Janet Redman: Cancun: Can We Avert Climate Chaos?

Arm twisting and back-room pressure tactics will backfire.

Rumors running through the halls of the Moon Palace, the Cancun resort where delegates from the 192 countries that belong to the UN Framework Convention on Climate Change (UNFCCC) are meeting, paint a bleak picture of the possibility of moving toward a fair and effective climate deal in the near future.

Civil society groups expressed caution in Cancun that Mexico, thiis climate convention’s host, must avoid invite-only conversations with a small group of countries aimed at agreeing on the most sensitive topic on the table: the question of who will be responsible for cutting greenhouse gas emissions, and by how much.

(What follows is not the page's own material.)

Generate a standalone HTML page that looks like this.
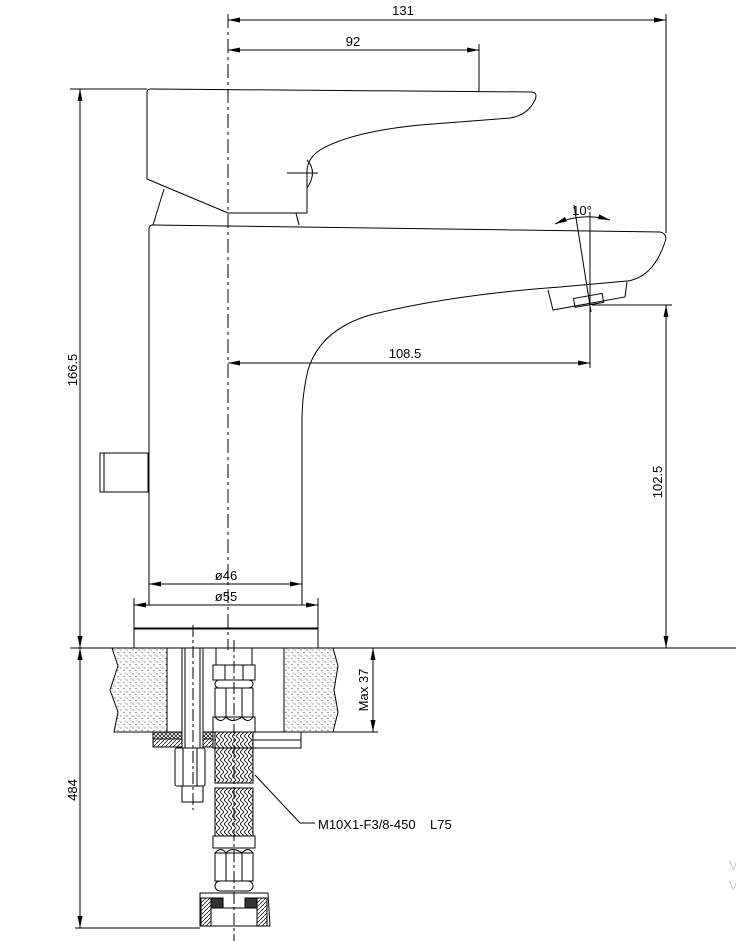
<!DOCTYPE html>
<html><head><meta charset="utf-8"><style>
html,body{margin:0;padding:0;background:#fff;}
svg{display:block;}
text{font-family:"Liberation Sans",sans-serif;font-size:13px;fill:#000;}
</style></head><body>
<svg width="736" height="941" viewBox="0 0 736 941" xmlns="http://www.w3.org/2000/svg">
<defs>
<marker id="a" viewBox="0 0 12 5" refX="12" refY="2.5" markerWidth="12" markerHeight="5" orient="auto-start-reverse"><path d="M0,0 L12,2.5 L0,5 z" fill="#000"/></marker>
<pattern id="dots" width="6" height="6" patternUnits="userSpaceOnUse"><circle cx="1" cy="2" r="0.5" fill="#000"/><circle cx="4" cy="4.5" r="0.5" fill="#000"/><circle cx="5" cy="1" r="0.4" fill="#000"/></pattern>
<pattern id="braid" width="8" height="8" patternUnits="userSpaceOnUse"><path d="M0,0 L4,4 L0,8 M4,0 L8,4 L4,8" stroke="#000" stroke-width="0.8" fill="none"/></pattern>
<pattern id="hatch" width="4" height="4" patternUnits="userSpaceOnUse"><path d="M0,4 L4,0" stroke="#000" stroke-width="0.7"/></pattern>
<pattern id="xh" width="4" height="4" patternUnits="userSpaceOnUse"><path d="M0,4 L4,0 M0,0 L4,4" stroke="#000" stroke-width="0.7"/></pattern>
</defs>
<g stroke="#000" stroke-width="1" fill="none">
<line x1="228" y1="14" x2="228" y2="650" stroke-dasharray="14,4,3,4"/>
<line x1="228" y1="20" x2="666" y2="20" marker-start="url(#a)" marker-end="url(#a)"/>
<line x1="666" y1="14" x2="666" y2="233"/>
<line x1="228" y1="50" x2="479" y2="50" marker-start="url(#a)" marker-end="url(#a)"/>
<line x1="479" y1="44" x2="479" y2="92"/>
<line x1="70" y1="89" x2="147" y2="89"/>
<path d="M147,92 Q147,89 151,89 L532,92 Q538,93 535,100 Q528,115 510,118 L420,125 Q350,132 320,150 Q308,158 307,170 L307,213 L228,213 L147,179 Z"/>
<path d="M307,160 Q318,172 307,188"/>
<line x1="287" y1="173" x2="318" y2="173"/>
<line x1="164" y1="189" x2="153" y2="225"/>
<line x1="296" y1="213" x2="299" y2="225"/>
<path d="M149,605 L149,229 Q149,225 153,225 L660,232 Q668,234 665,242 Q655,272 635,279 Q630,281 627,281 L560,287 Q450,295 370,315 Q320,330 308,370 Q302,395 302,420 L302,605"/>
<path d="M548,290 L553,310 L625,297 L627,282"/>
<rect x="574" y="296" width="29" height="9" transform="rotate(-10 588 300)"/>
<line x1="590" y1="212" x2="590" y2="368"/>
<line x1="574" y1="205" x2="591" y2="312"/>
<path d="M555,224 Q582,212 610,220" marker-start="url(#a)" marker-end="url(#a)"/>
<rect x="100" y="453" width="48" height="39"/>
<line x1="104" y1="453" x2="104" y2="492"/>
<line x1="228" y1="363" x2="590" y2="363" marker-start="url(#a)" marker-end="url(#a)"/>
<line x1="592" y1="305" x2="672" y2="305"/>
<line x1="666" y1="305" x2="666" y2="648" marker-start="url(#a)" marker-end="url(#a)"/>
<line x1="80" y1="89" x2="80" y2="648" marker-start="url(#a)" marker-end="url(#a)"/>
<line x1="80" y1="648" x2="80" y2="928" marker-start="url(#a)" marker-end="url(#a)"/>
<line x1="149" y1="584" x2="302" y2="584" marker-start="url(#a)" marker-end="url(#a)"/>
<line x1="134" y1="605" x2="318" y2="605" marker-start="url(#a)" marker-end="url(#a)"/>
<line x1="134" y1="598" x2="134" y2="628"/><line x1="318" y1="598" x2="318" y2="628"/>
<rect x="134" y="628" width="184" height="20"/>
<line x1="134" y1="629" x2="318" y2="629"/>
<line x1="70" y1="648" x2="736" y2="648"/>
<path d="M117,648 L112,648 L118,666 L110,690 L118,712 L114,732 L167,732 L167,648 Z" fill="url(#dots)"/>
<path d="M284,648 L333,648 L338,666 L334,690 L338,712 L333,732 L284,732 Z" fill="url(#dots)"/>
<line x1="284" y1="732" x2="378" y2="732"/>
<line x1="373" y1="648" x2="373" y2="732" marker-start="url(#a)" marker-end="url(#a)"/>
<rect x="182" y="648" width="21" height="100"/>
<line x1="185" y1="648" x2="185" y2="748"/><line x1="200" y1="648" x2="200" y2="748"/>
<rect x="153" y="732" width="29" height="7" fill="url(#xh)"/>
<rect x="153" y="739" width="29" height="8" fill="url(#hatch)"/>
<rect x="203" y="732" width="10" height="7" fill="url(#xh)"/>
<rect x="203" y="739" width="10" height="8" fill="url(#hatch)"/>
<rect x="213" y="732" width="88" height="16"/>
<line x1="253" y1="740" x2="301" y2="740"/>
<rect x="175" y="748" width="30" height="38" rx="2"/>
<line x1="183" y1="748" x2="183" y2="786"/><line x1="197" y1="748" x2="197" y2="786"/>
<rect x="182" y="786" width="21" height="16"/>
<line x1="193" y1="625" x2="193" y2="810" stroke-dasharray="12,3,3,3"/>
<line x1="216" y1="648" x2="216" y2="665"/><line x1="252" y1="648" x2="252" y2="665"/>
<rect x="213" y="665" width="42" height="15"/>
<line x1="225" y1="665" x2="225" y2="680"/><line x1="243" y1="665" x2="243" y2="680"/>
<rect x="215" y="680" width="38" height="8" rx="4"/>
<rect x="215" y="688" width="38" height="29"/>
<line x1="226" y1="688" x2="226" y2="717"/><line x1="242" y1="688" x2="242" y2="717"/>
<path d="M215,717 Q221,724 226,717 Q232,724 242,717 Q248,724 253,717"/>
<rect x="213" y="717" width="42" height="15"/>
<rect x="215" y="732" width="38" height="51" fill="url(#braid)"/>
<rect x="215" y="788" width="38" height="48" fill="url(#braid)"/>
<rect x="213" y="836" width="42" height="12"/>
<path d="M215,853 Q221,846 226,853 Q232,846 242,853 Q248,846 253,853"/>
<rect x="215" y="853" width="38" height="28"/>
<line x1="226" y1="853" x2="226" y2="881"/><line x1="242" y1="853" x2="242" y2="881"/>
<rect x="215" y="881" width="38" height="10" rx="5"/>
<path d="M200,893 L268,893 L270,926 L200,926 Z"/>
<rect x="201" y="898" width="10" height="28" fill="url(#hatch)"/>
<rect x="257" y="898" width="10" height="28" fill="url(#hatch)"/>
<rect x="211" y="898" width="12" height="10" fill="#333"/>
<rect x="245" y="898" width="12" height="10" fill="#333"/>
<line x1="211" y1="908" x2="257" y2="908"/>
<line x1="234" y1="640" x2="234" y2="941" stroke-dasharray="12,3,3,3"/>
<line x1="75" y1="928" x2="200" y2="928"/>
<polyline points="255,775 300,823 315,823"/>
</g>
<text x="403" y="15" text-anchor="middle">131</text>
<text x="353" y="46" text-anchor="middle">92</text>
<text x="405" y="358" text-anchor="middle">108.5</text>
<text x="582" y="215" text-anchor="middle">10°</text>
<text x="226" y="580" text-anchor="middle">ø46</text>
<text x="226" y="601" text-anchor="middle">ø55</text>
<text x="318" y="829">M10X1-F3/8-450&#160;&#160;&#160;&#160;L75</text>
<text transform="translate(77,370) rotate(-90)" text-anchor="middle">166.5</text>
<text transform="translate(77,790) rotate(-90)" text-anchor="middle">484</text>
<text transform="translate(662,482) rotate(-90)" text-anchor="middle">102.5</text>
<text transform="translate(368,690) rotate(-90)" text-anchor="middle">Max 37</text>
<text x="729" y="870" style="fill:#ccc">V</text>
<text x="729" y="890" style="fill:#ccc">V</text>
</svg>
</body></html>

Many developing countries worry that a small group could be pressured by powerful players to accept a deal that undercuts ecological stability, human security, and equity. They’re concerned that if a bad deal is put on the table in the final week of negotiations, governments that voice dissent will be portrayed as villains.

1 comments

  1. The commentary by Bruce Fein is well worth reading. He is not a progressive, although many of us on the left have a deep respect for his opinions.

    If you aren’t familiar with Mr. Fein, he is a conservative Constitutional lawyer, graduate of Harvard Law, who has worked for the American Enterprise Institute and the Heritage Foundation both conservative think tanks. He is a principal in a government affairs and public relations firm, The Lichfield Group, in Washington, D.C.. He is also a resident scholar at the Turkish Coalition of America.

    He is active on the issues of civil liberties and was a top DOJ official in the Reagan administration. He has been critical of every American President.

    He wrote the Clinton articles of impeachment and called for the simultaneous impeachment of Bush and Cheney.

    Fein criticized President Barack Obama for declining to prosecute Bush administration officials for composing CIA memos justifying torture during interrogations.